Sofrimento em Angola
As adversidades às quais o jogador credita seu amadurecimento têm seu auge no ano de 2007, quando foi para o Petro Luanda, de Angola. Apesar de a Guerra Civil Angolana ter acabado oficialmente em 2002, ele garante ter vivenciado cenas de carnificina humana, além de muita miséria e deterioração do ser humano. Lá, apesar de garantir ter saído vacinado do Brasil, ainda contraiu duas cóleras.

- Minha mala foi extraviada e fiquei lá por seis meses com dois shorts e dois casacos. O clube me pagava bem, em dia, mas o shopping não tinha nada. Além do mais, não valia a pena sair na rua. Era bala voando o tempo inteiro. Jogar em time pequeno não é a mesma coisa, o sofrimento em Angola é muito maior. Cada família tinha direito a um fuzil para se defender. A alegria durava só por umas duas ou três horas, quando iamos jogar. Eu morava na concentração por opção própria, mas alguns garotos que ganhavam uns 300 dólares torciam para ficar lá. Só assim fariam três refeições por dia, era muito doloroso. A desigualdade por lá é muito maior do que a do Brasil. Lá, ou você é milionário ou é paupérrimo. Fui na casa de um jogador que hoje, graças a Deus, está na seleção angolana e arrebentando no Panathinaikos. É o Manucho, fazíamos uma dupla de ataque legal. Ele morava num quadrado, não dava nem para chamar de casa aquilo, e o banheiro era muito pior que um lavabo - recordou, emocionado.
Abraço aos amigos dos anos 90 e à família
Ciente de que a aposentadoria se aproxima, Lê encerra sua conversa agradecendo aos amigos oriundos do futebol e aos familiares mais próximos. Ele cita esse grupo de pessoas como as responsáveis por suas maiores alegrias no esporte e na vida.

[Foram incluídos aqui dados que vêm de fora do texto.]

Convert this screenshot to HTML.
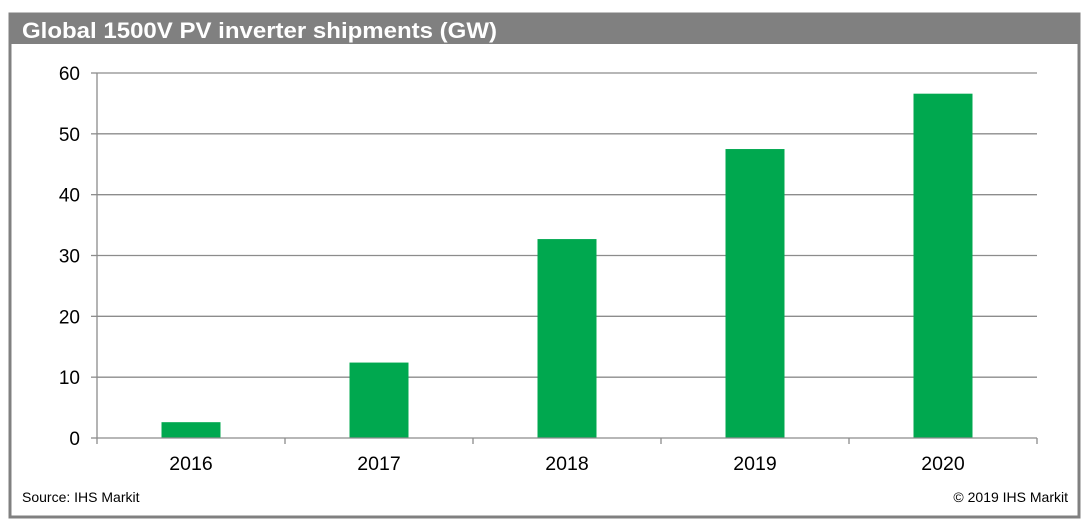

- Julio Cesar, Juan, Reinaldo e Marco Antônio (lateral-esquerdo reserva no título carioca de 1999) são caras que eu nem vejo mais, porém os tenho no coração. E sei que eles também têm carinho por mim. O Athirson também foi importante demais. O goleiro Marcelo Leite era mais velho que eu, mas também me deu muita força. Já falei dos meus pais, mas preciso estender todo esse agradecimento a Conceição, minha irmã, que foi como uma mãe, e ao meu irmão Sapato, o Carlinhos. Ele tem uns 20 anos a mais do que eu e sempre me levou para tudo. Lembro que na final de 1992 (do Brasileiro, contra o Botafogo) estávamos do lado da Raça e choramos muito quando o Junior fez aquele golaço. É muita coisa bacana que lembro - encerrou, nostálgico.